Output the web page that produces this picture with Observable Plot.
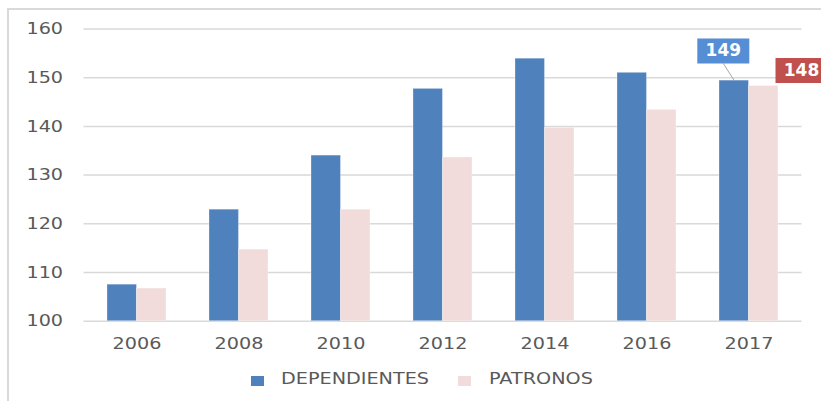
<!DOCTYPE html>
<html>
<head>
<meta charset="utf-8">
<script src="https://cdn.jsdelivr.net/npm/d3@7"></script>
<script src="https://cdn.jsdelivr.net/npm/@observablehq/plot@0.6"></script>
<style>
  html, body { margin: 0; padding: 0; background: #fff; overflow: hidden; width: 821px; height: 401px; }
  #wrap { position: relative; width: 821px; height: 401px; }
  #chart { position: absolute; left: 0; top: 0; }
  #frame { position: absolute; left: 7px; top: 8px; width: 2000px; height: 2000px;
           border-left: 2px solid #d9d9d9; border-top: 2px solid #d9d9d9; pointer-events: none; }
  .lg-sw { position: absolute; width: 13px; height: 10px; }
  .lg-tx { position: absolute; font-family: "DejaVu Sans"; font-size: 16px; line-height: 16px; color: #595959;
           transform: scaleX(1.2); transform-origin: left center; white-space: nowrap; }
</style>
</head>
<body>
<div id="wrap"><div id="chart"></div><div id="legend"></div><div id="frame"></div></div>
<script>
// ---- data ----
const years = ["2006", "2008", "2010", "2012", "2014", "2016", "2017"];
const dependientes = [107.5, 122.9, 134.0, 147.7, 153.9, 151.0, 149.4];
const patronos = [106.7, 114.7, 122.9, 133.6, 139.7, 143.4, 148.3];
const seriesNames = ["DEPENDIENTES", "PATRONOS"];
const seriesColors = ["#4f81bd", "#f2dcdb"];
const labelColors = ["#558ed5", "#c0504d"];
const yTicks = [100, 110, 120, 130, 140, 150, 160];
const labelYear = "2017";

// ---- layout ----
const W = 821, H = 360, ML = 83.5, MR = 19.5, MT = 28.5, MB = 39.3;
const padInner = 0.424;
const step = (W - ML - MR) / years.length;
const half = step * (1 - padInner) / 2;

const seriesValues = [dependientes, patronos];
const rowsBySeries = seriesNames.map((s, k) =>
  years.map((year, i) => ({year, series: s, value: seriesValues[k][i]})));

const last = years.indexOf(labelYear);
const labelRows = seriesNames.map((s, k) => ({year: labelYear, series: s, value: seriesValues[k][last]}));
const labelOffsets = [{dx: -25.7, dy: -29.6}, {dx: 52.5, dy: -15.5}];

const boxSymbol = {draw(ctx) { ctx.rect(-26, -12.5, 52, 25); }};
const leaderSymbol = {draw(ctx) { ctx.moveTo(0, 0); ctx.lineTo(-10.9, -17.1); }};

const marks = [
  Plot.gridY(yTicks, {stroke: "#d9d9d9", strokeOpacity: 1, strokeWidth: 1.5}),
  Plot.axisY(yTicks, {tickSize: 0, tickPadding: 24, label: null, fill: "#595959"}),
  Plot.axisX({tickSize: 0, tickPadding: 16, label: null, fill: "#595959"}),
  Plot.barY(rowsBySeries[0], {x: "year", y1: yTicks[0], y2: "value", fill: seriesColors[0],
    insetRight: half, stroke: "#ffffff", strokeOpacity: 0.3, strokeWidth: 1}),
  Plot.barY(rowsBySeries[1], {x: "year", y1: yTicks[0], y2: "value", fill: seriesColors[1],
    insetLeft: half, stroke: "#ffffff", strokeOpacity: 0.3, strokeWidth: 1}),
  Plot.dot([labelRows[0]], {x: "year", y: "value", dx: -half / 2, symbol: leaderSymbol, r: 5,
    stroke: "#a6a6a6", fill: "none", strokeWidth: 1})
];
labelRows.forEach((d, k) => {
  marks.push(Plot.dot([d], {x: "year", y: "value", dx: labelOffsets[k].dx, dy: labelOffsets[k].dy,
    symbol: boxSymbol, r: 5, fill: labelColors[k], stroke: "none"}));
  marks.push(Plot.text([d], {x: "year", y: "value", dx: labelOffsets[k].dx, dy: labelOffsets[k].dy,
    text: v => String(Math.round(v.value)), fill: "white", fontWeight: "bold", fontSize: 17,
    fontFamily: "DejaVu Sans"}));
});

const chart = Plot.plot({
  width: W, height: H,
  marginLeft: ML, marginRight: MR, marginTop: MT, marginBottom: MB,
  style: {fontFamily: "DejaVu Sans", fontSize: "16px", color: "#595959", background: "transparent", overflow: "hidden"},
  x: {type: "band", domain: years, paddingInner: padInner, paddingOuter: padInner / 2, axis: null},
  y: {domain: [yTicks[0], yTicks[yTicks.length - 1]], axis: null},
  marks
});
document.getElementById("chart").appendChild(chart);

// widen axis tick labels horizontally about their own centre (keeps Plot's placement)
chart.querySelectorAll('g[aria-label$="tick label"] text').forEach(t => {
  const b = t.getBBox();
  const cx = b.x + b.width / 2;
  const orig = t.getAttribute("transform") || "";
  t.setAttribute("transform", `${orig} translate(${cx} 0) scale(1.2 1) translate(${-cx} 0)`);
});

// ---- legend ----
const legend = document.getElementById("legend");
const legendPos = [{sw: 251, tx: 281}, {sw: 458, tx: 489}];
seriesNames.forEach((s, k) => {
  const sw = document.createElement("div");
  sw.className = "lg-sw";
  sw.style.left = legendPos[k].sw + "px";
  sw.style.top = "376px";
  sw.style.background = seriesColors[k];
  legend.appendChild(sw);
  const tx = document.createElement("div");
  tx.className = "lg-tx";
  tx.style.left = legendPos[k].tx + "px";
  tx.style.top = "371px";
  tx.textContent = s;
  legend.appendChild(tx);
});
</script>
</body>
</html>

_ _ _ _ _

*WHAT YOU NEED TO DO*: The pictures should not be reproduced; quote all of the other material exactly.

*THE RESULT*:
Output the web page that produces this picture with Observable Plot.
<!DOCTYPE html>
<html>
<head>
<meta charset="utf-8">
<script src="https://cdn.jsdelivr.net/npm/d3@7"></script>
<script src="https://cdn.jsdelivr.net/npm/@observablehq/plot@0.6"></script>
<style>
  html, body { margin: 0; padding: 0; background: #fff; overflow: hidden; width: 821px; height: 401px; }
  #wrap { position: relative; width: 821px; height: 401px; }
  #chart { position: absolute; left: 0; top: 0; }
  #frame { position: absolute; left: 7px; top: 8px; width: 2000px; height: 2000px;
           border-left: 2px solid #d9d9d9; border-top: 2px solid #d9d9d9; pointer-events: none; }
  .lg-sw { position: absolute; width: 13px; height: 10px; }
  .lg-tx { position: absolute; font-family: "DejaVu Sans"; font-size: 16px; line-height: 16px; color: #595959;
           transform: scaleX(1.2); transform-origin: left center; white-space: nowrap; }
</style>
</head>
<body>
<div id="wrap"><div id="chart"></div><div id="legend"></div><div id="frame"></div></div>
<script>
// ---- data ----
const years = ["2006", "2008", "2010", "2012", "2014", "2016", "2017"];
const dependientes = [107.5, 122.9, 134.0, 147.7, 153.9, 151.0, 149.4];
const patronos = [106.7, 114.7, 122.9, 133.6, 139.7, 143.4, 148.3];
const seriesNames = ["DEPENDIENTES", "PATRONOS"];
const seriesColors = ["#4f81bd", "#f2dcdb"];
const labelColors = ["#558ed5", "#c0504d"];
const yTicks = [100, 110, 120, 130, 140, 150, 160];
const labelYear = "2017";

// ---- layout ----
const W = 821, H = 360, ML = 83.5, MR = 19.5, MT = 28.5, MB = 39.3;
const padInner = 0.424;
const step = (W - ML - MR) / years.length;
const half = step * (1 - padInner) / 2;

const seriesValues = [dependientes, patronos];
const rowsBySeries = seriesNames.map((s, k) =>
  years.map((year, i) => ({year, series: s, value: seriesValues[k][i]})));

const last = years.indexOf(labelYear);
const labelRows = seriesNames.map((s, k) => ({year: labelYear, series: s, value: seriesValues[k][last]}));
const labelOffsets = [{dx: -25.7, dy: -29.6}, {dx: 52.5, dy: -15.5}];

const boxSymbol = {draw(ctx) { ctx.rect(-26, -12.5, 52, 25); }};
const leaderSymbol = {draw(ctx) { ctx.moveTo(0, 0); ctx.lineTo(-10.9, -17.1); }};

const marks = [
  Plot.gridY(yTicks, {stroke: "#d9d9d9", strokeOpacity: 1, strokeWidth: 1.5}),
  Plot.axisY(yTicks, {tickSize: 0, tickPadding: 24, label: null, fill: "#595959"}),
  Plot.axisX({tickSize: 0, tickPadding: 16, label: null, fill: "#595959"}),
  Plot.barY(rowsBySeries[0], {x: "year", y1: yTicks[0], y2: "value", fill: seriesColors[0],
    insetRight: half, stroke: "#ffffff", strokeOpacity: 0.3, strokeWidth: 1}),
  Plot.barY(rowsBySeries[1], {x: "year", y1: yTicks[0], y2: "value", fill: seriesColors[1],
    insetLeft: half, stroke: "#ffffff", strokeOpacity: 0.3, strokeWidth: 1}),
  Plot.dot([labelRows[0]], {x: "year", y: "value", dx: -half / 2, symbol: leaderSymbol, r: 5,
    stroke: "#a6a6a6", fill: "none", strokeWidth: 1})
];
labelRows.forEach((d, k) => {
  marks.push(Plot.dot([d], {x: "year", y: "value", dx: labelOffsets[k].dx, dy: labelOffsets[k].dy,
    symbol: boxSymbol, r: 5, fill: labelColors[k], stroke: "none"}));
  marks.push(Plot.text([d], {x: "year", y: "value", dx: labelOffsets[k].dx, dy: labelOffsets[k].dy,
    text: v => String(Math.round(v.value)), fill: "white", fontWeight: "bold", fontSize: 17,
    fontFamily: "DejaVu Sans"}));
});

const chart = Plot.plot({
  width: W, height: H,
  marginLeft: ML, marginRight: MR, marginTop: MT, marginBottom: MB,
  style: {fontFamily: "DejaVu Sans", fontSize: "16px", color: "#595959", background: "transparent", overflow: "hidden"},
  x: {type: "band", domain: years, paddingInner: padInner, paddingOuter: padInner / 2, axis: null},
  y: {domain: [yTicks[0], yTicks[yTicks.length - 1]], axis: null},
  marks
});
document.getElementById("chart").appendChild(chart);

// widen axis tick labels horizontally about their own centre (keeps Plot's placement)
chart.querySelectorAll('g[aria-label$="tick label"] text').forEach(t => {
  const b = t.getBBox();
  const cx = b.x + b.width / 2;
  const orig = t.getAttribute("transform") || "";
  t.setAttribute("transform", `${orig} translate(${cx} 0) scale(1.2 1) translate(${-cx} 0)`);
});

// ---- legend ----
const legend = document.getElementById("legend");
const legendPos = [{sw: 251, tx: 281}, {sw: 458, tx: 489}];
seriesNames.forEach((s, k) => {
  const sw = document.createElement("div");
  sw.className = "lg-sw";
  sw.style.left = legendPos[k].sw + "px";
  sw.style.top = "376px";
  sw.style.background = seriesColors[k];
  legend.appendChild(sw);
  const tx = document.createElement("div");
  tx.className = "lg-tx";
  tx.style.left = legendPos[k].tx + "px";
  tx.style.top = "371px";
  tx.textContent = s;
  legend.appendChild(tx);
});
</script>
</body>
</html>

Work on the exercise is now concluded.